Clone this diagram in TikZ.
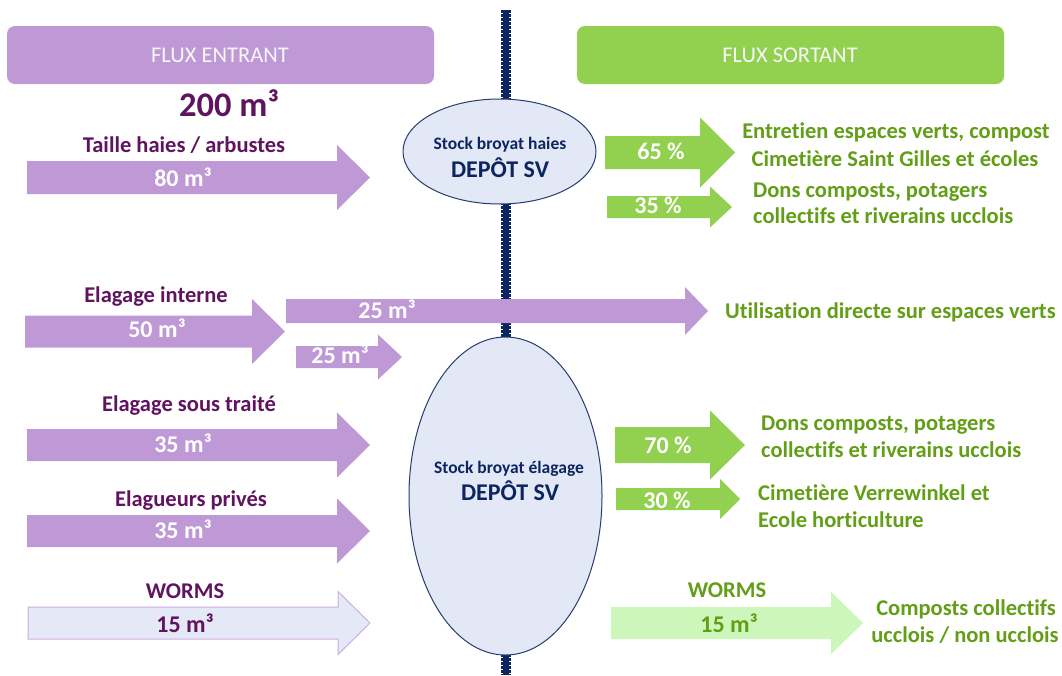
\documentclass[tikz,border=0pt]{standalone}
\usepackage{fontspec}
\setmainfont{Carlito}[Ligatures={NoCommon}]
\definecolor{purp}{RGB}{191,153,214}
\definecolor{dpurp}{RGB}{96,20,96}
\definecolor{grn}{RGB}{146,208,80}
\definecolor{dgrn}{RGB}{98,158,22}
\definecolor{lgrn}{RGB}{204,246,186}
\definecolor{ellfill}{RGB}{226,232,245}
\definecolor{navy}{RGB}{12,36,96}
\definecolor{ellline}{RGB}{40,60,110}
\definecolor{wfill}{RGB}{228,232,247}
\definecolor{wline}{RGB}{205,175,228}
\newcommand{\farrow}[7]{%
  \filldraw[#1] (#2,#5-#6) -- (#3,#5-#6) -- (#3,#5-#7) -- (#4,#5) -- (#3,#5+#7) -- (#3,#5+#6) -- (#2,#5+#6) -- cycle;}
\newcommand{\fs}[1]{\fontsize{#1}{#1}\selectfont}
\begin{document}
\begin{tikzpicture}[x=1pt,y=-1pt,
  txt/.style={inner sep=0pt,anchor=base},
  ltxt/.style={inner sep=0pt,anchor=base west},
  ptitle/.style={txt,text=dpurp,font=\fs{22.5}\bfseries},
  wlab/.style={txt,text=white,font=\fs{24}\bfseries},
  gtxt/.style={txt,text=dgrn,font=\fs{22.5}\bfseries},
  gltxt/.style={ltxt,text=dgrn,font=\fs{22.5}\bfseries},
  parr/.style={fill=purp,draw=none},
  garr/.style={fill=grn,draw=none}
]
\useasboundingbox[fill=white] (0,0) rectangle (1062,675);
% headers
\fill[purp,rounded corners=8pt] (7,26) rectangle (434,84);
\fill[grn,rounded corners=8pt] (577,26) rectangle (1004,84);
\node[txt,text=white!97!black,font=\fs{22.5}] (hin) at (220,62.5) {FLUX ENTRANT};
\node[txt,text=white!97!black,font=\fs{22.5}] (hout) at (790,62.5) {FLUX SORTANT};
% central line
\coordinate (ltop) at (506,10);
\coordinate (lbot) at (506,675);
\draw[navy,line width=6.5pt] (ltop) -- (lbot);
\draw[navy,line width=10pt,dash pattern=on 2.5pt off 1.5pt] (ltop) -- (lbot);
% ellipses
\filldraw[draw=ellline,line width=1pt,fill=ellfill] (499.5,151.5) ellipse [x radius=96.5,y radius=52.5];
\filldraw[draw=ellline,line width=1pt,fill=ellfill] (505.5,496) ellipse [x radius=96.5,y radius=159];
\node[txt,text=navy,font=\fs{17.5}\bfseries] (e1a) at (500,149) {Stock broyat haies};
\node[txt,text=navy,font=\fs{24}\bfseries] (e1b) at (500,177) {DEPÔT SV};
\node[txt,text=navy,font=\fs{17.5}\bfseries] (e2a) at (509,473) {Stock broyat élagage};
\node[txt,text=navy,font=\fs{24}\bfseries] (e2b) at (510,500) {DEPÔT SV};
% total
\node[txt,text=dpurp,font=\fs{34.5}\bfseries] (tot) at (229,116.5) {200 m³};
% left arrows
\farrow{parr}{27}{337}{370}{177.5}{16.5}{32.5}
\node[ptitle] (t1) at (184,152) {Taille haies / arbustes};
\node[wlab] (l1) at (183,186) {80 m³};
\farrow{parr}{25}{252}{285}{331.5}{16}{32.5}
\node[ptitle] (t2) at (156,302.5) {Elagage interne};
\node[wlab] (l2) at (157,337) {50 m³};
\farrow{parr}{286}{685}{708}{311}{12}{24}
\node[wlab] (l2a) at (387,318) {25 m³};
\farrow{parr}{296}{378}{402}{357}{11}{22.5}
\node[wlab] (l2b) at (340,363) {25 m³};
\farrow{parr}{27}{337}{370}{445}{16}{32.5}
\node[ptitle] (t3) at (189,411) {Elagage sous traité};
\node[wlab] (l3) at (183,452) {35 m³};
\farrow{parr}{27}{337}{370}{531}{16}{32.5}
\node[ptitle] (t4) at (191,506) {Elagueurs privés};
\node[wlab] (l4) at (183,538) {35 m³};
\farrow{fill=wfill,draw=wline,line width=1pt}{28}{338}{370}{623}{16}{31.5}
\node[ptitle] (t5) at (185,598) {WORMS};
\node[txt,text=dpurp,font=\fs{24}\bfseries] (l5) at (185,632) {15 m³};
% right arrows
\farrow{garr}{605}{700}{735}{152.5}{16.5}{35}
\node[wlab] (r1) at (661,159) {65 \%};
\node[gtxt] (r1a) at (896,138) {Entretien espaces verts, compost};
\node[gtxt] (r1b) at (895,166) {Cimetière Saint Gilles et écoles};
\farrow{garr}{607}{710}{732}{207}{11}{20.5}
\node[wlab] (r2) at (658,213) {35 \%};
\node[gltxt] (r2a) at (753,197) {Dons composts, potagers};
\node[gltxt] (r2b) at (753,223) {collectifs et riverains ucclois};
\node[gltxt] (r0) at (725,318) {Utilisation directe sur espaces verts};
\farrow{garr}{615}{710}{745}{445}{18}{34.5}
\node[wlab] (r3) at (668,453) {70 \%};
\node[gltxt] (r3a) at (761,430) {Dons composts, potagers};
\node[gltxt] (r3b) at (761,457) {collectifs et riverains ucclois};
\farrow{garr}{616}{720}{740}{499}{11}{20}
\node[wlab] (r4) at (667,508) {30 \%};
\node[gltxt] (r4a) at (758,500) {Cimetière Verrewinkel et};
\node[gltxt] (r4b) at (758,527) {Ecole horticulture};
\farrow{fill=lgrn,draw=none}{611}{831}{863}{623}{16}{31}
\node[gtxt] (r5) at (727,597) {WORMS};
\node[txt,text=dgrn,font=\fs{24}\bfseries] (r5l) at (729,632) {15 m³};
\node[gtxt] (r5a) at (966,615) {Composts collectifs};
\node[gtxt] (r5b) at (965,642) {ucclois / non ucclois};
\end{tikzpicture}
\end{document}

- - -

### The request
All the lines above are to be given again exactly as they read, with the pictures removed.

### Complete response
Clone this diagram in TikZ.
\documentclass[tikz,border=0pt]{standalone}
\usepackage{fontspec}
\setmainfont{Carlito}[Ligatures={NoCommon}]
\definecolor{purp}{RGB}{191,153,214}
\definecolor{dpurp}{RGB}{96,20,96}
\definecolor{grn}{RGB}{146,208,80}
\definecolor{dgrn}{RGB}{98,158,22}
\definecolor{lgrn}{RGB}{204,246,186}
\definecolor{ellfill}{RGB}{226,232,245}
\definecolor{navy}{RGB}{12,36,96}
\definecolor{ellline}{RGB}{40,60,110}
\definecolor{wfill}{RGB}{228,232,247}
\definecolor{wline}{RGB}{205,175,228}
\newcommand{\farrow}[7]{%
  \filldraw[#1] (#2,#5-#6) -- (#3,#5-#6) -- (#3,#5-#7) -- (#4,#5) -- (#3,#5+#7) -- (#3,#5+#6) -- (#2,#5+#6) -- cycle;}
\newcommand{\fs}[1]{\fontsize{#1}{#1}\selectfont}
\begin{document}
\begin{tikzpicture}[x=1pt,y=-1pt,
  txt/.style={inner sep=0pt,anchor=base},
  ltxt/.style={inner sep=0pt,anchor=base west},
  ptitle/.style={txt,text=dpurp,font=\fs{22.5}\bfseries},
  wlab/.style={txt,text=white,font=\fs{24}\bfseries},
  gtxt/.style={txt,text=dgrn,font=\fs{22.5}\bfseries},
  gltxt/.style={ltxt,text=dgrn,font=\fs{22.5}\bfseries},
  parr/.style={fill=purp,draw=none},
  garr/.style={fill=grn,draw=none}
]
\useasboundingbox[fill=white] (0,0) rectangle (1062,675);
% headers
\fill[purp,rounded corners=8pt] (7,26) rectangle (434,84);
\fill[grn,rounded corners=8pt] (577,26) rectangle (1004,84);
\node[txt,text=white!97!black,font=\fs{22.5}] (hin) at (220,62.5) {FLUX ENTRANT};
\node[txt,text=white!97!black,font=\fs{22.5}] (hout) at (790,62.5) {FLUX SORTANT};
% central line
\coordinate (ltop) at (506,10);
\coordinate (lbot) at (506,675);
\draw[navy,line width=6.5pt] (ltop) -- (lbot);
\draw[navy,line width=10pt,dash pattern=on 2.5pt off 1.5pt] (ltop) -- (lbot);
% ellipses
\filldraw[draw=ellline,line width=1pt,fill=ellfill] (499.5,151.5) ellipse [x radius=96.5,y radius=52.5];
\filldraw[draw=ellline,line width=1pt,fill=ellfill] (505.5,496) ellipse [x radius=96.5,y radius=159];
\node[txt,text=navy,font=\fs{17.5}\bfseries] (e1a) at (500,149) {Stock broyat haies};
\node[txt,text=navy,font=\fs{24}\bfseries] (e1b) at (500,177) {DEPÔT SV};
\node[txt,text=navy,font=\fs{17.5}\bfseries] (e2a) at (509,473) {Stock broyat élagage};
\node[txt,text=navy,font=\fs{24}\bfseries] (e2b) at (510,500) {DEPÔT SV};
% total
\node[txt,text=dpurp,font=\fs{34.5}\bfseries] (tot) at (229,116.5) {200 m³};
% left arrows
\farrow{parr}{27}{337}{370}{177.5}{16.5}{32.5}
\node[ptitle] (t1) at (184,152) {Taille haies / arbustes};
\node[wlab] (l1) at (183,186) {80 m³};
\farrow{parr}{25}{252}{285}{331.5}{16}{32.5}
\node[ptitle] (t2) at (156,302.5) {Elagage interne};
\node[wlab] (l2) at (157,337) {50 m³};
\farrow{parr}{286}{685}{708}{311}{12}{24}
\node[wlab] (l2a) at (387,318) {25 m³};
\farrow{parr}{296}{378}{402}{357}{11}{22.5}
\node[wlab] (l2b) at (340,363) {25 m³};
\farrow{parr}{27}{337}{370}{445}{16}{32.5}
\node[ptitle] (t3) at (189,411) {Elagage sous traité};
\node[wlab] (l3) at (183,452) {35 m³};
\farrow{parr}{27}{337}{370}{531}{16}{32.5}
\node[ptitle] (t4) at (191,506) {Elagueurs privés};
\node[wlab] (l4) at (183,538) {35 m³};
\farrow{fill=wfill,draw=wline,line width=1pt}{28}{338}{370}{623}{16}{31.5}
\node[ptitle] (t5) at (185,598) {WORMS};
\node[txt,text=dpurp,font=\fs{24}\bfseries] (l5) at (185,632) {15 m³};
% right arrows
\farrow{garr}{605}{700}{735}{152.5}{16.5}{35}
\node[wlab] (r1) at (661,159) {65 \%};
\node[gtxt] (r1a) at (896,138) {Entretien espaces verts, compost};
\node[gtxt] (r1b) at (895,166) {Cimetière Saint Gilles et écoles};
\farrow{garr}{607}{710}{732}{207}{11}{20.5}
\node[wlab] (r2) at (658,213) {35 \%};
\node[gltxt] (r2a) at (753,197) {Dons composts, potagers};
\node[gltxt] (r2b) at (753,223) {collectifs et riverains ucclois};
\node[gltxt] (r0) at (725,318) {Utilisation directe sur espaces verts};
\farrow{garr}{615}{710}{745}{445}{18}{34.5}
\node[wlab] (r3) at (668,453) {70 \%};
\node[gltxt] (r3a) at (761,430) {Dons composts, potagers};
\node[gltxt] (r3b) at (761,457) {collectifs et riverains ucclois};
\farrow{garr}{616}{720}{740}{499}{11}{20}
\node[wlab] (r4) at (667,508) {30 \%};
\node[gltxt] (r4a) at (758,500) {Cimetière Verrewinkel et};
\node[gltxt] (r4b) at (758,527) {Ecole horticulture};
\farrow{fill=lgrn,draw=none}{611}{831}{863}{623}{16}{31}
\node[gtxt] (r5) at (727,597) {WORMS};
\node[txt,text=dgrn,font=\fs{24}\bfseries] (r5l) at (729,632) {15 m³};
\node[gtxt] (r5a) at (966,615) {Composts collectifs};
\node[gtxt] (r5b) at (965,642) {ucclois / non ucclois};
\end{tikzpicture}
\end{document}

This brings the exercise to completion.